◆ **Dataset records**
+===+
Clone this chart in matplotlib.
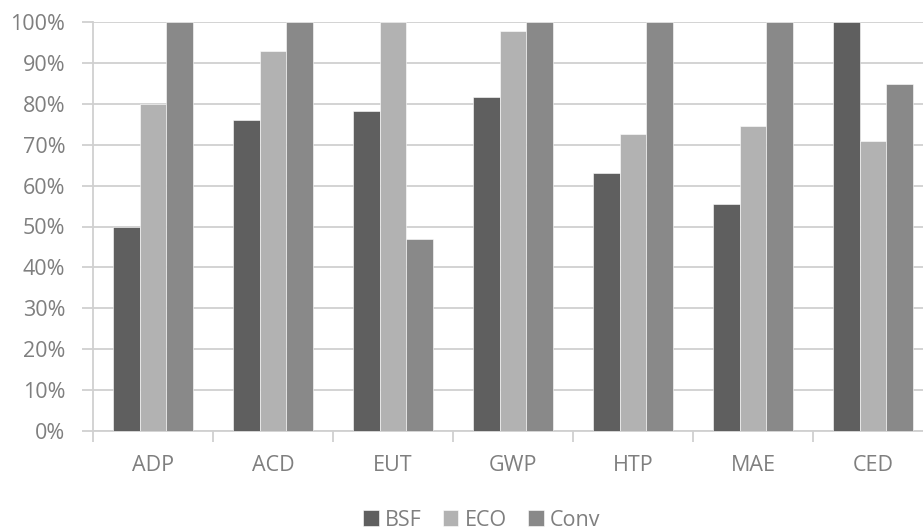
+===+
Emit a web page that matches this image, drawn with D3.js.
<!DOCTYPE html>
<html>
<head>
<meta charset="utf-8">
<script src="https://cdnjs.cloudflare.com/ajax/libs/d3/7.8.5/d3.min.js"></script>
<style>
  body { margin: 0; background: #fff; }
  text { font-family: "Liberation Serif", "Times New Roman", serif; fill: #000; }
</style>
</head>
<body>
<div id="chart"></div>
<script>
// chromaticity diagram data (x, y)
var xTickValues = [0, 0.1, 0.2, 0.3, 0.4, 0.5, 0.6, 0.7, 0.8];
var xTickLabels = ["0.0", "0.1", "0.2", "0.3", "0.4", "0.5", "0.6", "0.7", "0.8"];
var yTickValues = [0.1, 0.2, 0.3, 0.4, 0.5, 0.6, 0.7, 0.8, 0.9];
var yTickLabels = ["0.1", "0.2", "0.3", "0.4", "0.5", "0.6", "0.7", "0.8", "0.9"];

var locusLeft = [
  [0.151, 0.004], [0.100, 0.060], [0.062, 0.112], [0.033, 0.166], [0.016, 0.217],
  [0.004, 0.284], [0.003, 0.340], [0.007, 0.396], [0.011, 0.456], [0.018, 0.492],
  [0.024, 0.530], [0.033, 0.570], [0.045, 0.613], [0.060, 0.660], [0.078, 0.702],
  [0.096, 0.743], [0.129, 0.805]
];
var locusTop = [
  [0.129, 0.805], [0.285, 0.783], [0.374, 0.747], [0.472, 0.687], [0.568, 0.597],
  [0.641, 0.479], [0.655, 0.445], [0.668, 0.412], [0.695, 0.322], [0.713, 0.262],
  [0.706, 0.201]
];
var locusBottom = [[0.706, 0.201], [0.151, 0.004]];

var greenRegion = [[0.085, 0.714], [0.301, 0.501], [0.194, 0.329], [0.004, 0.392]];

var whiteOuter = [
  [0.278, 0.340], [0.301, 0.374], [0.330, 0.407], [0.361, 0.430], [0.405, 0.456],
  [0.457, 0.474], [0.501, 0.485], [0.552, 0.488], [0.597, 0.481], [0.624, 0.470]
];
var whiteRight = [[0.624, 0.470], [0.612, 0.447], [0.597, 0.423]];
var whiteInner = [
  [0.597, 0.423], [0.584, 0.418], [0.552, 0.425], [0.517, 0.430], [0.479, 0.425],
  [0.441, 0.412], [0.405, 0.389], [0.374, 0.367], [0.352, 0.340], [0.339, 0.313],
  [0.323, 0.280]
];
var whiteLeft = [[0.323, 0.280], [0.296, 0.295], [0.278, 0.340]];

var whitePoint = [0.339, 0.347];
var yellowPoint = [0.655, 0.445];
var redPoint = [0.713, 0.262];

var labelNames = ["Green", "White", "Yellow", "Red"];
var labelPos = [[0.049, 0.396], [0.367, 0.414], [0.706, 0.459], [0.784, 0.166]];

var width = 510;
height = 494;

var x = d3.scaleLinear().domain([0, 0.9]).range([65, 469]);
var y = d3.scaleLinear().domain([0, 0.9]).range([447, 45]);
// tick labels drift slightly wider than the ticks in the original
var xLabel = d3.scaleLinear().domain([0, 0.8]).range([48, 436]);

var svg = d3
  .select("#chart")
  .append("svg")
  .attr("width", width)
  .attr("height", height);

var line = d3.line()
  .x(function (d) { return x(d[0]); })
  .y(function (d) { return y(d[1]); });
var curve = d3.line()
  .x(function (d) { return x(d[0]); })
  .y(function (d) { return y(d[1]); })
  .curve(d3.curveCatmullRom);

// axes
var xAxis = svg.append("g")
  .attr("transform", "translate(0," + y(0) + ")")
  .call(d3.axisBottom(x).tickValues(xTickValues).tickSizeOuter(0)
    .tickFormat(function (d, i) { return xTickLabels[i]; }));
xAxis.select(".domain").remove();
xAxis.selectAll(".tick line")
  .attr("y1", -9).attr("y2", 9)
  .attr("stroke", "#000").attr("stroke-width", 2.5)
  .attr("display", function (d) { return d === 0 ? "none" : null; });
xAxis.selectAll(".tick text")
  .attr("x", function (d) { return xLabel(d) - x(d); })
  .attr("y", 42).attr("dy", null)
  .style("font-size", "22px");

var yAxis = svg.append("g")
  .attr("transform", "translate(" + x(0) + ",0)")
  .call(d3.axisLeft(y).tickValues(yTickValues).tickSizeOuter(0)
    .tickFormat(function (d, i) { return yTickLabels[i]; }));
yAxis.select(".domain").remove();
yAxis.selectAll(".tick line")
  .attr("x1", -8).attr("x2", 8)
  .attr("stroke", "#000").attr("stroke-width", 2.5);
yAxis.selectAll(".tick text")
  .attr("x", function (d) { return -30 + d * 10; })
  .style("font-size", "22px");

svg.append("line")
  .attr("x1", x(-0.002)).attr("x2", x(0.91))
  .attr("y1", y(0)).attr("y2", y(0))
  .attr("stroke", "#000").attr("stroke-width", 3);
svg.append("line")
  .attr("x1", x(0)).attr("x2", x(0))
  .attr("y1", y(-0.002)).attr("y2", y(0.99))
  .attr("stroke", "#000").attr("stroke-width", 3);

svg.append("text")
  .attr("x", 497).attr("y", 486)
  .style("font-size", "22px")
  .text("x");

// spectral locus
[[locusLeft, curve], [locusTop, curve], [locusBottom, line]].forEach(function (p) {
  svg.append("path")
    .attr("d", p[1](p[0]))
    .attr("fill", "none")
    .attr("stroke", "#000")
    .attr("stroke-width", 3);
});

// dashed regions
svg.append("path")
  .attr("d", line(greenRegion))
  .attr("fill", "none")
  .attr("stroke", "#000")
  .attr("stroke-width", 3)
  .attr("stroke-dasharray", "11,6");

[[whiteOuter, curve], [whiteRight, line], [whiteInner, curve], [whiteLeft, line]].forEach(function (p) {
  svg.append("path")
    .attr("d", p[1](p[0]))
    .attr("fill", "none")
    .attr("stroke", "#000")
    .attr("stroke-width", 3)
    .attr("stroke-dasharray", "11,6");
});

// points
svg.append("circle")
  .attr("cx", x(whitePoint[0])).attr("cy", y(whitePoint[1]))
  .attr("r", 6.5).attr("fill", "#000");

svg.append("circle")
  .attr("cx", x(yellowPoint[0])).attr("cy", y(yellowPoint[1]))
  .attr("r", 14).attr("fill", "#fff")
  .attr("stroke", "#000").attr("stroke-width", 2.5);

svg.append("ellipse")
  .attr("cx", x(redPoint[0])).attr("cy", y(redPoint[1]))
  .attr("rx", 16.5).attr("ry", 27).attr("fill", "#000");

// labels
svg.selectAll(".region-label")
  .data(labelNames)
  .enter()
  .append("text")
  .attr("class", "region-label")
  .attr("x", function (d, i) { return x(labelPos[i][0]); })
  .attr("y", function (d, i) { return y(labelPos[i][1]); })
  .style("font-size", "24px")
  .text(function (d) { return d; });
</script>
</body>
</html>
+===+
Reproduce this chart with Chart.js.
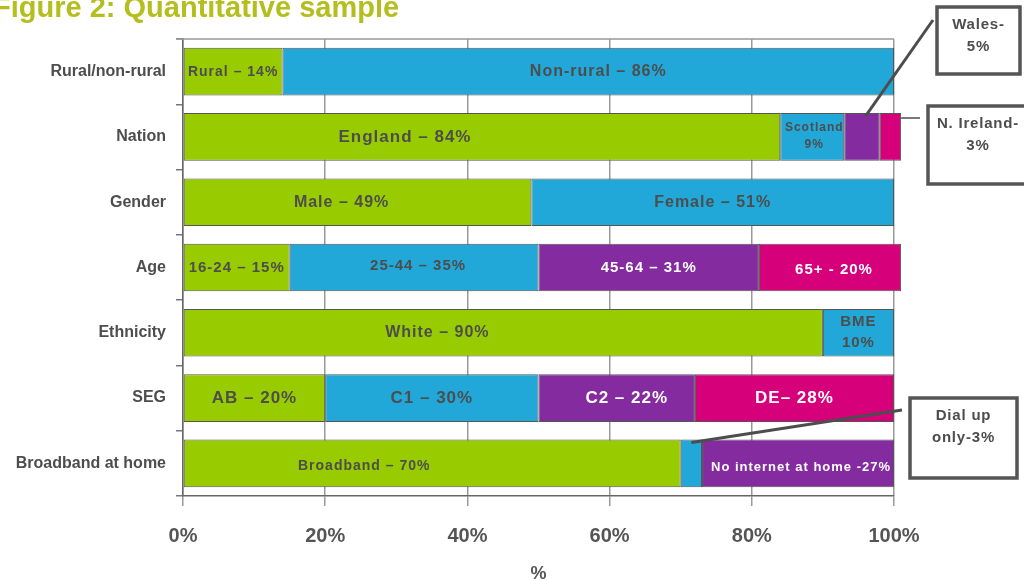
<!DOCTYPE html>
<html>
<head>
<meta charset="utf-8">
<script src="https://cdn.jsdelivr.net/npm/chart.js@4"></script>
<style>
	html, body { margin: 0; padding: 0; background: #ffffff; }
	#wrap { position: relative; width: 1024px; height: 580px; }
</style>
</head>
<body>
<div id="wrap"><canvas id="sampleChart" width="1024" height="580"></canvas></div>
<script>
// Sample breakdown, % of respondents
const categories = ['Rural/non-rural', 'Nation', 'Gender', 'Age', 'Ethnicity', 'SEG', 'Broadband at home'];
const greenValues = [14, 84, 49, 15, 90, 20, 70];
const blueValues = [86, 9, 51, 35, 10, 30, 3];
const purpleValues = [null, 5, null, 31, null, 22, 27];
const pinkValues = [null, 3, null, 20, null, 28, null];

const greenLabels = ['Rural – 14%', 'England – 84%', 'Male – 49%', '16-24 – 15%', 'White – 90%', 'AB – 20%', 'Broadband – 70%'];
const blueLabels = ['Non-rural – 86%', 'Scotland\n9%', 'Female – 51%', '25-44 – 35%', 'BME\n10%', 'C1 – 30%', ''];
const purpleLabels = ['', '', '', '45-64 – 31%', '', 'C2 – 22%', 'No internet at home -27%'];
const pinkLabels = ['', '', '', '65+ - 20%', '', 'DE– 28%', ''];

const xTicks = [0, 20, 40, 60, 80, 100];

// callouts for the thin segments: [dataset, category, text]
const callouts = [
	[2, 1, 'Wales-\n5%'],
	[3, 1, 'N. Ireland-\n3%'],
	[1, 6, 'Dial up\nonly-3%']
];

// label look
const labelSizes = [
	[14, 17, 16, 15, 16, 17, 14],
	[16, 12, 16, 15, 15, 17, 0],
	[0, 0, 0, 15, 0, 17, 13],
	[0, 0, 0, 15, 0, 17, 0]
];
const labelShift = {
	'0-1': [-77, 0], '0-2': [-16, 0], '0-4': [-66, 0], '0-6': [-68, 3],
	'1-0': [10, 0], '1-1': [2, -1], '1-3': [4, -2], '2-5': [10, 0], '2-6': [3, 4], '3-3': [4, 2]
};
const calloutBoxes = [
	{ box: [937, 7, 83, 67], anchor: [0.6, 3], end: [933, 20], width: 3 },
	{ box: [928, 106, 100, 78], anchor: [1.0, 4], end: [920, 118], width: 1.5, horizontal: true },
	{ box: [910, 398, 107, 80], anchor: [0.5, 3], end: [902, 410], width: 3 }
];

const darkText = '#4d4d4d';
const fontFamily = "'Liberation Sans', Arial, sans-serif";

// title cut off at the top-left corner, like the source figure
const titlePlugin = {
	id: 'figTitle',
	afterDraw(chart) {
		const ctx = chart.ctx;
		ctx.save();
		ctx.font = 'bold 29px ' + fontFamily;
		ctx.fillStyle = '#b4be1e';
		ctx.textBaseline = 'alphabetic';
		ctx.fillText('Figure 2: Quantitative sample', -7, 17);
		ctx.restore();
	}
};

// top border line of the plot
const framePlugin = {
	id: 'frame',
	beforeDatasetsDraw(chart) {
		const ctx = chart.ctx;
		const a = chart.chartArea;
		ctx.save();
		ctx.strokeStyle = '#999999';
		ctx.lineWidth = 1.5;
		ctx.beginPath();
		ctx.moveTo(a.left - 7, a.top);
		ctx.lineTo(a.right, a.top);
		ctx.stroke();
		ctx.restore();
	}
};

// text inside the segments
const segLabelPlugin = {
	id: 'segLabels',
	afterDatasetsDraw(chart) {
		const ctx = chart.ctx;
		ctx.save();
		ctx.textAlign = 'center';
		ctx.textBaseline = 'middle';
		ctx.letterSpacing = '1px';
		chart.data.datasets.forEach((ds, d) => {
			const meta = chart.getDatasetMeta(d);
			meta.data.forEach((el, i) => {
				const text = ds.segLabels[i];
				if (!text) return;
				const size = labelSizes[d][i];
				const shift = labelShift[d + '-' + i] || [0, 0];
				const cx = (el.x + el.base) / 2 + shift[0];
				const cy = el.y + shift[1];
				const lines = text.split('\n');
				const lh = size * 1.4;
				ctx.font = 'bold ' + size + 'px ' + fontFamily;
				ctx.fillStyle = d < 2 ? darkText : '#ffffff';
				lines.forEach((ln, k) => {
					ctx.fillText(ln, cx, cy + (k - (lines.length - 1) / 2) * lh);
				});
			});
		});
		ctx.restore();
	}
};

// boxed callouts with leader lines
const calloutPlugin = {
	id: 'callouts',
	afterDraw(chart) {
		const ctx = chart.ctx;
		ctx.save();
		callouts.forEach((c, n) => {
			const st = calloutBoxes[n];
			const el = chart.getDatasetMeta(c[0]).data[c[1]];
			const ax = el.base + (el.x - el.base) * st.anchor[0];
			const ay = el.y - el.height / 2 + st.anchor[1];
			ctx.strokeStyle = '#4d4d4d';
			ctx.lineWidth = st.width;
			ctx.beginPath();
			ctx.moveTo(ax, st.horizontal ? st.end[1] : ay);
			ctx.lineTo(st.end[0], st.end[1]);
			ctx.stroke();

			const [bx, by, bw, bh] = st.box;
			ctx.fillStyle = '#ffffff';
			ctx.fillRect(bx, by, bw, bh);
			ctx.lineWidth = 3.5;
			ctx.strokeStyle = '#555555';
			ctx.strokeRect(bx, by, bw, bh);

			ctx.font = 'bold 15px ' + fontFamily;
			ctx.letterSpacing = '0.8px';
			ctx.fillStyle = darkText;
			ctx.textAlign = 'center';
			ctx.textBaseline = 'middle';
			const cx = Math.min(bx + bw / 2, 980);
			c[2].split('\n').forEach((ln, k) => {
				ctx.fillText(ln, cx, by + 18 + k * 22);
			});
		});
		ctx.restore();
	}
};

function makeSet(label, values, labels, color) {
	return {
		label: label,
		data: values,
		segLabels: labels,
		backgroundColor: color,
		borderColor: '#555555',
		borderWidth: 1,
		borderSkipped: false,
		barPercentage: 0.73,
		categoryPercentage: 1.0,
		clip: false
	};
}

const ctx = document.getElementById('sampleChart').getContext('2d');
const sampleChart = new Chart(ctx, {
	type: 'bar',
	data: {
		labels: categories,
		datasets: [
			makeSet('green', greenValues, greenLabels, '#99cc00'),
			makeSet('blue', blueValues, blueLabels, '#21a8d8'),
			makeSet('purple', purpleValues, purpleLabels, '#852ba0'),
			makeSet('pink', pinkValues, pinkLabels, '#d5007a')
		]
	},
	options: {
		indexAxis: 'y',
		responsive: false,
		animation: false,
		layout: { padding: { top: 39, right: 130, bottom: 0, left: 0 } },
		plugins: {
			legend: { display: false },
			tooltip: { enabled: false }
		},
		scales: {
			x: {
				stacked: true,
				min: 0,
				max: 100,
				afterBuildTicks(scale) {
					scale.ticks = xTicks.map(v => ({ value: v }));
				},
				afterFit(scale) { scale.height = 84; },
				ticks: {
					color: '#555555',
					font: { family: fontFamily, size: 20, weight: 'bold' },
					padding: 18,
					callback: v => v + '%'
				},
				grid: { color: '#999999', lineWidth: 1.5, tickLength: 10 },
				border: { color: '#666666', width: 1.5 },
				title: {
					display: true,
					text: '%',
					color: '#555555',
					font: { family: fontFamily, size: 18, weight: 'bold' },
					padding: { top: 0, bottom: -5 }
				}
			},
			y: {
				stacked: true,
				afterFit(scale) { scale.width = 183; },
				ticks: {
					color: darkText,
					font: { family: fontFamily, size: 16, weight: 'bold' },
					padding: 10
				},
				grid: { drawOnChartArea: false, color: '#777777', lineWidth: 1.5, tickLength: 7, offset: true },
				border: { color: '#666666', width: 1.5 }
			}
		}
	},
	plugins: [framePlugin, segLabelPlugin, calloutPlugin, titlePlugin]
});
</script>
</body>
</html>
+===+
◆ **What the exercise asks**
Everything from the line containing "Emit a web page" down to the line containing "0.329], [0.004, 0.392]];" should be retyped exactly, both lines included, and nothing more.

◆ **Expected answer**
Emit a web page that matches this image, drawn with D3.js.
<!DOCTYPE html>
<html>
<head>
<meta charset="utf-8">
<script src="https://cdnjs.cloudflare.com/ajax/libs/d3/7.8.5/d3.min.js"></script>
<style>
  body { margin: 0; background: #fff; }
  text { font-family: "Liberation Serif", "Times New Roman", serif; fill: #000; }
</style>
</head>
<body>
<div id="chart"></div>
<script>
// chromaticity diagram data (x, y)
var xTickValues = [0, 0.1, 0.2, 0.3, 0.4, 0.5, 0.6, 0.7, 0.8];
var xTickLabels = ["0.0", "0.1", "0.2", "0.3", "0.4", "0.5", "0.6", "0.7", "0.8"];
var yTickValues = [0.1, 0.2, 0.3, 0.4, 0.5, 0.6, 0.7, 0.8, 0.9];
var yTickLabels = ["0.1", "0.2", "0.3", "0.4", "0.5", "0.6", "0.7", "0.8", "0.9"];

var locusLeft = [
  [0.151, 0.004], [0.100, 0.060], [0.062, 0.112], [0.033, 0.166], [0.016, 0.217],
  [0.004, 0.284], [0.003, 0.340], [0.007, 0.396], [0.011, 0.456], [0.018, 0.492],
  [0.024, 0.530], [0.033, 0.570], [0.045, 0.613], [0.060, 0.660], [0.078, 0.702],
  [0.096, 0.743], [0.129, 0.805]
];
var locusTop = [
  [0.129, 0.805], [0.285, 0.783], [0.374, 0.747], [0.472, 0.687], [0.568, 0.597],
  [0.641, 0.479], [0.655, 0.445], [0.668, 0.412], [0.695, 0.322], [0.713, 0.262],
  [0.706, 0.201]
];
var locusBottom = [[0.706, 0.201], [0.151, 0.004]];

var greenRegion = [[0.085, 0.714], [0.301, 0.501], [0.194, 0.329], [0.004, 0.392]];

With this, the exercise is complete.